When Robeson took the wrong side
IT IS no doubt a good thing that a great actor, singer and cultural figure such as Paul Robeson, whose life was destroyed by McCarthyism and racism, can be heard in the new CD collection that Annie Levin reviews ("Artists must take sides"). But the title of the article is ironic, since there is one side Robeson took which was the wrong side.
As a lifelong supporter of Stalinism and of Stalin's Russia, Robeson engaged in some unfortunate behavior. When Congress passed the anti-communist (small-c) Smith Act in 1940, it was used first to indict and convict 18 Minneapolis Trotskyists. The Communist Party (CP) called not for their defense, but for harsher sentences.

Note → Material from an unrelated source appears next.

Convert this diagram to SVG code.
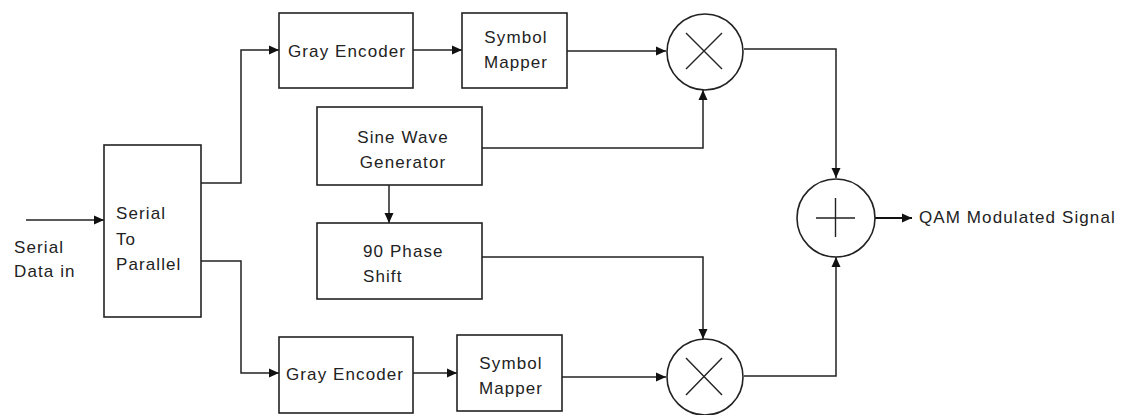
<svg xmlns="http://www.w3.org/2000/svg" width="1121" height="415" viewBox="0 0 1121 415">
<style>
.box{fill:#fff;stroke:#222;stroke-width:1.6}
.circ{fill:#fff;stroke:#222;stroke-width:1.6}
.sym{stroke:#222;stroke-width:1.4;fill:none}
.wire{fill:none;stroke:#222;stroke-width:1.5}
.thick{fill:none;stroke:#111;stroke-width:2.2}
text{font-family:"Liberation Sans",Arial,sans-serif;font-size:17px;fill:#222;letter-spacing:1.1px}
.c{text-anchor:middle}
</style>
<defs>
<marker id="ah" viewBox="0 0 10 10" refX="10" refY="5" markerWidth="10" markerHeight="10" markerUnits="userSpaceOnUse" orient="auto">
<path d="M0,0.5 L10,5 L0,9.5 Z" fill="#111"/>
</marker>
</defs>
<g id="connectors">
<line class="wire" x1="26" y1="220" x2="104" y2="220" marker-end="url(#ah)"/>
<polyline class="wire" points="201,183 241,183 241,50 279,50" marker-end="url(#ah)"/>
<polyline class="wire" points="201,261 241,261 241,373 279,373" marker-end="url(#ah)"/>
<line class="wire" x1="413" y1="50" x2="462" y2="50" marker-end="url(#ah)"/>
<line class="wire" x1="413" y1="373" x2="457" y2="373" marker-end="url(#ah)"/>
<line class="wire" x1="567" y1="51" x2="666" y2="51" marker-end="url(#ah)"/>
<line class="wire" x1="562" y1="377" x2="666" y2="377" marker-end="url(#ah)"/>
<polyline class="wire" points="482,148 703,148 703,90" marker-end="url(#ah)"/>
<line class="wire" x1="389" y1="185" x2="389" y2="223" marker-end="url(#ah)"/>
<polyline class="wire" points="482,257 703,257 703,339" marker-end="url(#ah)"/>
<polyline class="wire" points="744,49 836,49 836,178" marker-end="url(#ah)"/>
<polyline class="wire" points="744,376 836,376 836,257" marker-end="url(#ah)"/>
<line class="thick" x1="875" y1="218" x2="912" y2="218" marker-end="url(#ah)"/>
</g>
<g id="input-label">
<text x="14" y="253">Serial</text>
<text x="14" y="277">Data in</text>
</g>
<g id="serial-to-parallel">
<rect class="box" x="104" y="145" width="97" height="172"/>
<text x="116" y="219">Serial</text>
<text x="116" y="245">To</text>
<text x="116" y="270">Parallel</text>
</g>
<g id="gray-encoder-top">
<rect class="box" x="279" y="13" width="134" height="75"/>
<text x="288" y="57">Gray Encoder</text>
</g>
<g id="symbol-mapper-top">
<rect class="box" x="462" y="13" width="105" height="75"/>
<text class="c" x="516" y="43">Symbol</text>
<text class="c" x="516" y="68">Mapper</text>
</g>
<g id="sine-wave-generator">
<rect class="box" x="317" y="107" width="165" height="78"/>
<text class="c" x="403" y="143">Sine Wave</text>
<text class="c" x="403" y="168">Generator</text>
</g>
<g id="phase-shift">
<rect class="box" x="317" y="223" width="165" height="76"/>
<text x="363" y="257">90 Phase</text>
<text x="363" y="282">Shift</text>
</g>
<g id="gray-encoder-bottom">
<rect class="box" x="279" y="337" width="134" height="76"/>
<text x="286" y="380">Gray Encoder</text>
</g>
<g id="symbol-mapper-bottom">
<rect class="box" x="457" y="335" width="105" height="76"/>
<text class="c" x="511" y="369">Symbol</text>
<text class="c" x="511" y="394">Mapper</text>
</g>
<g id="multiplier-top">
<circle class="circ" cx="705" cy="52" r="38"/>
<path class="sym" d="M686,33 L722,69 M722,33 L686,69"/>
</g>
<g id="multiplier-bottom">
<circle class="circ" cx="705" cy="377" r="38"/>
<path class="sym" d="M686,358 L722,395 M722,358 L686,395"/>
</g>
<g id="adder">
<circle class="circ" cx="836" cy="218" r="39"/>
<path class="sym" d="M816,218 L855,218 M835.5,198 L835.5,237"/>
</g>
<g id="output-label">
<text x="919" y="223">QAM Modulated Signal</text>
</g>
</svg>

Then, in 1949, the Smith Act was used to indict 11 CP leaders. At a 1949 civil liberties campaign conference, the party organized to defend CP victims of the Smith Act, a resolution (moved by the chair of the conference, no less) called also for the defense of the Minneapolis defendants and of a legless Trotskyist war veteran, James Kutcher, who had been fired from his Veteran's Administration job.
Robeson stood up to speak against the resolution, denouncing the Socialist Workers Party as "allies of fascism who want to destroy the new democracies of the world. Let us not be confused. They are the enemies of the working class. Would you give civil rights to the Ku Klux Klan?" The resolution went down to defeat.

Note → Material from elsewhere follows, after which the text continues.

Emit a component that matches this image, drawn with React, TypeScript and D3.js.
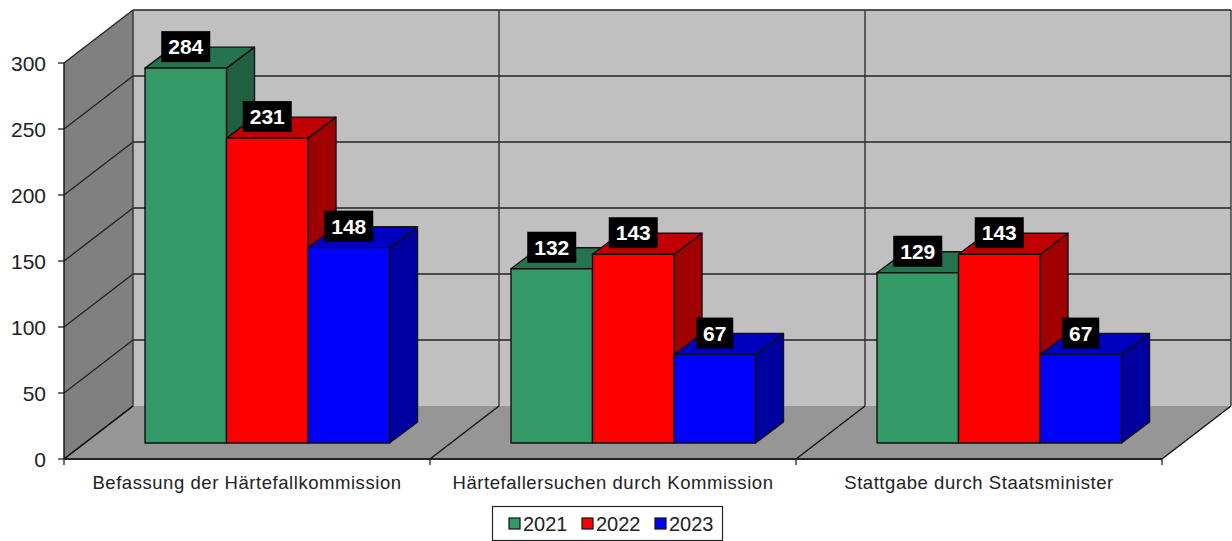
import * as d3 from "d3";

const categories = [
  "Befassung der Härtefallkommission",
  "Härtefallersuchen durch Kommission",
  "Stattgabe durch Staatsminister",
];
const years = ["2021", "2022", "2023"];
const values2021 = [284, 132, 129];
const values2022 = [231, 143, 143];
const values2023 = [148, 67, 67];
const series = [values2021, values2022, values2023];
const yTicks = [0, 50, 100, 150, 200, 250, 300];

const faceColors = ["#339966", "#ff0000", "#0000ff"];
const topColors = ["#267350", "#c00000", "#0000c0"];
const sideColors = ["#206040", "#a00000", "#0000a0"];

const width = 1232;
const height = 541;
const font = "'Liberation Sans', Arial, sans-serif";

// 3d offset of the back wall
const depthX = 69;
const depthY = -53;
// bars sit a bit behind the front edge of the floor
const barLift = 16;
const barDepthX = 28;
const barDepthY = -21;

const x0 = d3.scaleBand<string>().domain(categories).range([64, 1162]);
const y = d3.scaleLinear().domain([0, 300]).range([459, 63]);
const x1 = d3.scaleBand<string>().domain(years).range([81, 325.5]);
const legendX = d3.scaleBand<string>().domain(years).range([509, 728]);

const poly = d3.line();

export default function App() {
  const floorY = y(0);
  const left = 64;
  const right = 1162;
  const dividers = [...categories.map((c) => x0(c)!), right];

  return (
    <svg
      width={width}
      height={height}
      viewBox={`0 0 ${width} ${height}`}
      style={{ position: "absolute", left: 0, top: 0, background: "#fff" }}
    >
      {/* back wall */}
      <rect
        x={left + depthX}
        y={y(300) + depthY}
        width={right - left}
        height={floorY - y(300)}
        fill="#c0c0c0"
      />
      {/* side wall */}
      <path
        d={
          poly([
            [left, y(300)],
            [left + depthX, y(300) + depthY],
            [left + depthX, floorY + depthY],
            [left, floorY],
          ])! + "Z"
        }
        fill="#808080"
      />
      {/* floor */}
      <path
        d={
          poly([
            [left, floorY],
            [left + depthX, floorY + depthY],
            [right + depthX, floorY + depthY],
            [right, floorY],
          ])! + "Z"
        }
        fill="#969696"
      />
      {/* grid */}
      {yTicks.map((v) => (
        <g key={v} stroke="#222" strokeWidth={1.3} fill="none">
          <line x1={left} x2={left + depthX} y1={y(v)} y2={y(v) + depthY} />
          {v > 0 && (
            <line
              x1={left + depthX}
              x2={right + depthX}
              y1={y(v) + depthY}
              y2={y(v) + depthY}
              strokeWidth={1.7}
            />
          )}
          <line x1={left - 6} x2={left} y1={y(v)} y2={y(v)} />
          <text
            x={46}
            y={y(v)}
            dy="0.36em"
            textAnchor="end"
            fontFamily={font}
            fontSize={21}
            fill="#222"
            stroke="none"
          >
            {v}
          </text>
        </g>
      ))}
      {dividers.map((d) => (
        <g key={d} stroke="#333" strokeWidth={1.4}>
          <line
            x1={d + depthX}
            x2={d + depthX}
            y1={y(300) + depthY}
            y2={floorY + depthY}
          />
          <line x1={d} x2={d + depthX} y1={floorY} y2={floorY + depthY} stroke="#111" />
          <line x1={d} x2={d} y1={floorY} y2={floorY + 6} />
        </g>
      ))}
      <line x1={left} x2={right} y1={floorY} y2={floorY} stroke="#222" strokeWidth={1.8} />
      <line x1={left} x2={left} y1={y(300)} y2={floorY} stroke="#111" strokeWidth={1.4} />

      {/* bars */}
      {categories.map((c, ci) => (
        <g key={c}>
          {years.map((yr, si) => {
            const v = series[si][ci];
            const bx = x0(c)! + x1(yr)!;
            const bw = x1.bandwidth();
            const bottom = floorY - barLift;
            const top = y(v) - barLift;
            return (
              <g key={yr} stroke="#111" strokeWidth={1.4} strokeLinejoin="round">
                <path
                  d={
                    poly([
                      [bx + bw, top],
                      [bx + bw + barDepthX, top + barDepthY],
                      [bx + bw + barDepthX, bottom + barDepthY],
                      [bx + bw, bottom],
                    ])! + "Z"
                  }
                  fill={sideColors[si]}
                />
                <path
                  d={
                    poly([
                      [bx, top],
                      [bx + barDepthX, top + barDepthY],
                      [bx + bw + barDepthX, top + barDepthY],
                      [bx + bw, top],
                    ])! + "Z"
                  }
                  fill={topColors[si]}
                />
                <rect x={bx} y={top} width={bw} height={bottom - top} fill={faceColors[si]} />
              </g>
            );
          })}
        </g>
      ))}

      {/* value labels drawn last so they stay on top of the bars */}
      {categories.map((c, ci) =>
        years.map((yr, si) => {
          const v = series[si][ci];
          const cx = x0(c)! + x1(yr)! + x1.bandwidth() / 2;
          const top = y(v) - barLift;
          const w = String(v).length === 3 ? 49 : 37;
          return (
            <g key={c + yr}>
              <rect x={cx - w / 2} y={top - 37} width={w} height={31} fill="#000" />
              <text
                x={cx}
                y={top - 21.5}
                dy="0.36em"
                textAnchor="middle"
                fontFamily={font}
                fontWeight="bold"
                fontSize={21}
                fill="#fff"
              >
                {v}
              </text>
            </g>
          );
        })
      )}

      {/* category labels */}
      {categories.map((c) => (
        <text
          key={c}
          x={x0(c)! + x0.bandwidth() / 2}
          y={482}
          dy="0.36em"
          textAnchor="middle"
          fontFamily={font}
          fontSize={18.5}
          letterSpacing={0.55}
          fill="#222"
        >
          {c}
        </text>
      ))}

      {/* legend */}
      <rect x={492.5} y={506.5} width={230} height={34} fill="#fff" stroke="#222" strokeWidth={1.2} />
      {years.map((yr, i) => {
        const lx = legendX(yr)!;
        return (
          <g key={yr}>
            <rect x={lx} y={518} width={11} height={11} fill={faceColors[i]} stroke="#111" strokeWidth={1.2} />
            <text
              x={lx + 14}
              y={523.5}
              dy="0.36em"
              fontFamily={font}
              fontSize={20}
              fill="#222"
            >
              {yr}
            </text>
          </g>
        );
      })}
    </svg>
  );
}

Although Robeson knew firsthand that Stalin was engaged in an anti-Semitic campaign in Russia, after a 1949 visit to the Soviet Union, he denied seeing any evidence of Stalin's persecution of Jews. Robeson received the Stalin prize in 1952, and in 1956 denounced the Hungarian revolutionaries as the "same sort of people who overthrew the Spanish Republican government."
These facts are painful, but they are necessary to acknowledge.